Google–not you–decides where customers & prospects enter your site. Roll out the red carpet anyway.

By Micah Solomon – keynote speaker, customer service speaker, customer service consultant, and #1 bestselling author of “Exceptional Service, Exceptional Profit: The Secrets of Building a Five-Star Customer Service Organization.” Visit with Micah at https://customerserviceguru.com

Here’s an online conundrum: How you greet prospects and customers is crucial—but these days, by and large, you don’t actually get to decide where you greet them. Sure, in 1995 you could put up a homepage and expect people (those who had heard of the Web) to enter your site through the door you had expressly prepared for them, but times have changed.

Google, Wikipedia, and other aggregators of information are now in charge of where most of your visitors will land. And, of course, Murphy’s Law will ensure that they land on some arcane, highly technical back corner of your website—one that definitely doesn’t put your best foot forward.

Let’s outwit Murphy with this three-pronged strategy:

1. Anticipate that ‘‘lost’’ visitors will arrive (via Google, links embedded in Wikipedia, etc.) on obscure inner pages of your site, so respond by making each page of your site extremely welcoming. Include:

• The name of the proprietor (and often a portrait with some words of welcome)

• A live chat link

• A ‘‘first time here?’’ tour button

• A ‘‘contact me now’’ button

2. Consider paying to reduce the wrong points of entry, via Google Adwords and other vehicles that allow you to specifically direct potentially lucrative visitors to where you want them to go.

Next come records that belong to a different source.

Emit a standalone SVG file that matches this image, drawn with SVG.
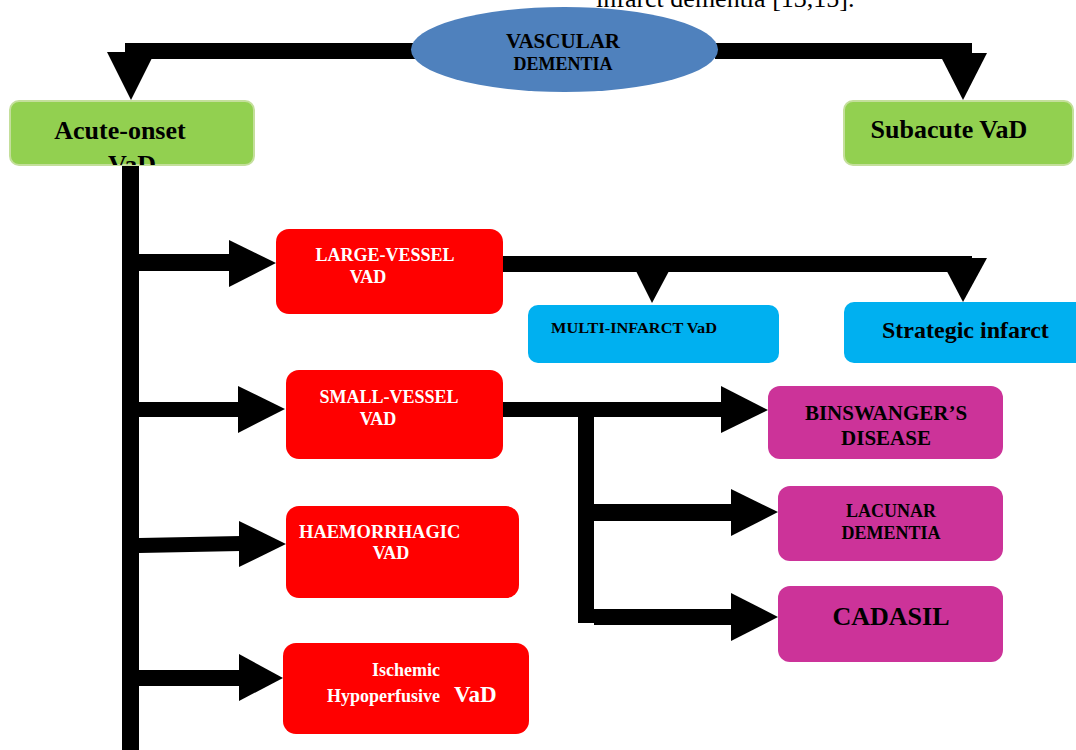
<svg xmlns="http://www.w3.org/2000/svg" width="1076" height="750" viewBox="0 0 1076 750">
<defs>
<style>
.bar{fill:#000}
.t{font-family:"Liberation Serif","Times New Roman",serif;font-weight:bold}
.w{fill:#fff}
.k{fill:#000}
.red{fill:#ff0000}
.grn{fill:#92d050;stroke:#c4df9b;stroke-width:2}
.blu{fill:#00b0f0}
.mag{fill:#cc3399}
</style>
<clipPath id="acuteClip"><rect x="10" y="101" width="244" height="64" rx="9"/></clipPath>
</defs>
<rect width="1076" height="750" fill="#fff"/>
<text x="596" y="7" font-family="Liberation Serif, Times New Roman, serif" font-size="26" fill="#000">infarct dementia [13,15].</text>
<g id="connectors" class="bar">
<rect x="125" y="43" width="290" height="16"/>
<polygon points="107,52 155,52 131,100"/>
<rect x="715" y="43" width="257" height="16"/>
<polygon points="939,53 987,53 963,100"/>
<rect x="122" y="165" width="17" height="585"/>
<rect x="139" y="254" width="92" height="17"/>
<polygon points="229,240 276,263 229,287"/>
<rect x="500" y="256" width="472" height="16"/>
<polygon points="636,271 669,271 652,303"/>
<polygon points="940,258 987,258 963,302"/>
<rect x="139" y="402" width="101" height="15"/>
<polygon points="238,386 285,409 238,433"/>
<rect x="500" y="402" width="223" height="15"/>
<polygon points="721,386 768,410 721,433"/>
<rect x="578" y="402" width="16" height="221"/>
<rect x="594" y="504" width="139" height="17"/>
<polygon points="731,489 778,512 731,536"/>
<rect x="594" y="609" width="139" height="16"/>
<polygon points="731,593 778,617 731,641"/>
<polygon points="139,538 241,536 241,551 139,553"/>
<polygon points="239,521 286,544 239,567"/>
<rect x="139" y="670" width="102" height="16"/>
<polygon points="239,654 283,678 239,701"/>
</g>
<g id="vascular-dementia">
<ellipse cx="564.5" cy="49.5" rx="153.5" ry="42.5" fill="#4f81bd"/>
<text class="t k" x="563" y="48" font-size="21" text-anchor="middle">VASCULAR</text>
<text class="t k" x="563" y="70" font-size="18" text-anchor="middle">DEMENTIA</text>
</g>
<g id="acute-onset">
<rect class="grn" x="10" y="101" width="244" height="64" rx="9"/>
<text class="t k" x="120" y="139" font-size="26" text-anchor="middle">Acute-onset</text>
<text class="t k" x="132" y="173" font-size="26" text-anchor="middle" clip-path="url(#acuteClip)">VaD</text>
</g>
<g id="subacute">
<rect class="grn" x="844" y="101" width="229" height="64" rx="9"/>
<text class="t k" x="949" y="138" font-size="26" text-anchor="middle">Subacute VaD</text>
</g>
<g id="large-vessel">
<rect class="red" x="276" y="229" width="227" height="85" rx="13"/>
<text class="t w" x="385" y="261" font-size="18" text-anchor="middle">LARGE-VESSEL</text>
<text class="t w" x="368" y="283" font-size="18" text-anchor="middle">VAD</text>
</g>
<g id="multi-infarct">
<rect class="blu" x="528" y="305" width="251" height="58" rx="10"/>
<text class="t k" x="551" y="333" font-size="15" textLength="166" lengthAdjust="spacingAndGlyphs">MULTI-INFARCT VaD</text>
</g>
<g id="strategic-infarct">
<rect class="blu" x="844" y="302" width="250" height="61" rx="10"/>
<text class="t k" x="882" y="338" font-size="24">Strategic infarct</text>
</g>
<g id="small-vessel">
<rect class="red" x="286" y="370" width="217" height="89" rx="13"/>
<text class="t w" x="389" y="403" font-size="18" text-anchor="middle">SMALL-VESSEL</text>
<text class="t w" x="378" y="425" font-size="18" text-anchor="middle">VAD</text>
</g>
<g id="binswanger">
<rect class="mag" x="768" y="386" width="235" height="73" rx="12"/>
<text class="t k" x="886" y="420" font-size="21" text-anchor="middle">BINSWANGER’S</text>
<text class="t k" x="886" y="445" font-size="21" text-anchor="middle">DISEASE</text>
</g>
<g id="lacunar">
<rect class="mag" x="778" y="486" width="225" height="75" rx="12"/>
<text class="t k" x="891" y="517" font-size="18" text-anchor="middle">LACUNAR</text>
<text class="t k" x="891" y="539" font-size="18" text-anchor="middle">DEMENTIA</text>
</g>
<g id="cadasil">
<rect class="mag" x="778" y="586" width="225" height="76" rx="12"/>
<text class="t k" x="891" y="625" font-size="26" text-anchor="middle">CADASIL</text>
</g>
<g id="haemorrhagic">
<rect class="red" x="286" y="506" width="233" height="92" rx="13"/>
<text class="t w" x="299" y="538" font-size="18.5">HAEMORRHAGIC</text>
<text class="t w" x="391" y="559" font-size="18" text-anchor="middle">VAD</text>
</g>
<g id="ischemic">
<rect class="red" x="283" y="643" width="246" height="91" rx="13"/>
<text class="t w" x="406" y="676" font-size="18" text-anchor="middle">Ischemic</text>
<text class="t w" x="327" y="702" font-size="18">Hypoperfusive</text>
<text class="t w" x="454" y="702" font-size="23">VaD</text>
</g>
</svg>
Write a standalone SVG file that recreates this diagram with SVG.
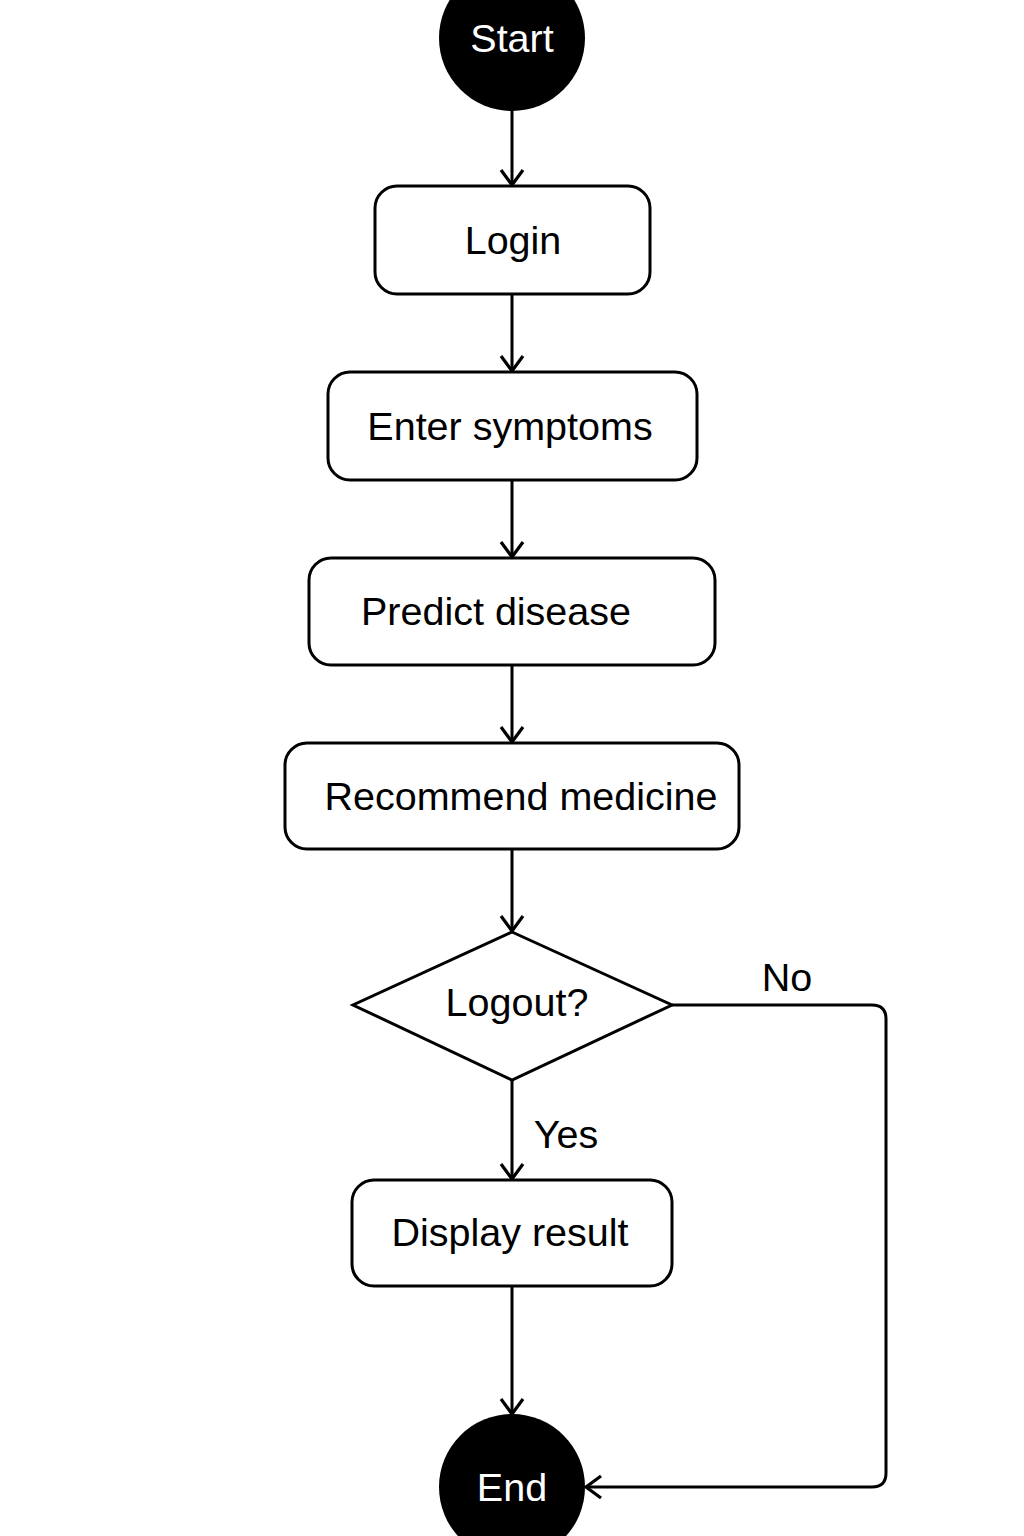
<svg xmlns="http://www.w3.org/2000/svg" width="1024" height="1536" viewBox="0 0 1024 1536">
<style>
.box{fill:#fff;stroke:#000;stroke-width:3}
.term{fill:#000}
.t{font-family:"Liberation Sans",Arial,sans-serif;font-size:39.5px;fill:#000;text-anchor:middle}
.w{fill:#fff}
.c{fill:none;stroke:#000;stroke-width:3}
</style>
<defs>
<marker id="ah" viewBox="0 0 20 26" refX="17" refY="13" markerWidth="20" markerHeight="26" markerUnits="userSpaceOnUse" orient="auto">
<path d="M2,2 L17,13 L2,24" fill="none" stroke="#000" stroke-width="3.2"/>
</marker>
</defs>
<rect width="1024" height="1536" fill="#fff"/>
<g id="connectors">
<path class="c" d="M512,111 V185" marker-end="url(#ah)"/>
<path class="c" d="M512,294 V371" marker-end="url(#ah)"/>
<path class="c" d="M512,480 V557" marker-end="url(#ah)"/>
<path class="c" d="M512,665 V742" marker-end="url(#ah)"/>
<path class="c" d="M512,849 V931" marker-end="url(#ah)"/>
<path class="c" d="M512,1080 V1179" marker-end="url(#ah)"/>
<path class="c" d="M512,1286 V1414" marker-end="url(#ah)"/>
<path class="c" d="M672,1005 H872 Q886,1005 886,1019 V1473 Q886,1487 872,1487 H586" marker-end="url(#ah)"/>
<text class="t" x="787" y="991">No</text>
<text class="t" x="566" y="1148">Yes</text>
</g>
<g id="start">
<circle class="term" cx="512" cy="38" r="73"/>
<text class="t w" x="512" y="52">Start</text>
</g>
<g id="login">
<rect class="box" x="375" y="186" width="275" height="108" rx="22"/>
<text class="t" x="513" y="254">Login</text>
</g>
<g id="enter-symptoms">
<rect class="box" x="328" y="372" width="369" height="108" rx="22"/>
<text class="t" x="510" y="440">Enter symptoms</text>
</g>
<g id="predict-disease">
<rect class="box" x="309" y="558" width="406" height="107" rx="22"/>
<text class="t" x="496" y="625">Predict disease</text>
</g>
<g id="recommend-medicine">
<rect class="box" x="285" y="743" width="454" height="106" rx="22"/>
<text class="t" x="521" y="810">Recommend medicine</text>
</g>
<g id="logout">
<polygon class="box" points="512,932 672,1005 512,1080 353,1005"/>
<text class="t" x="517" y="1016">Logout?</text>
</g>
<g id="display-result">
<rect class="box" x="352" y="1180" width="320" height="106" rx="22"/>
<text class="t" x="510" y="1246">Display result</text>
</g>
<g id="end">
<circle class="term" cx="512" cy="1487" r="73"/>
<text class="t w" x="512" y="1501">End</text>
</g>
</svg>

3. For visitors who, happily, do arrive directly at your main home page, provide different experiences for new (unrecognized) visitors than for returning customers—just as you would in the physical world. For returning visitors, welcome them back and invite them to personalize their visit. For new visitors (or ones you can’t recognize), welcome them with a ‘‘New here?’’ screen and invite them to start a dialogue with you: take a guided tour, receive some free information—anything to keep them from wandering off before you (gently) extract some way to keep in touch.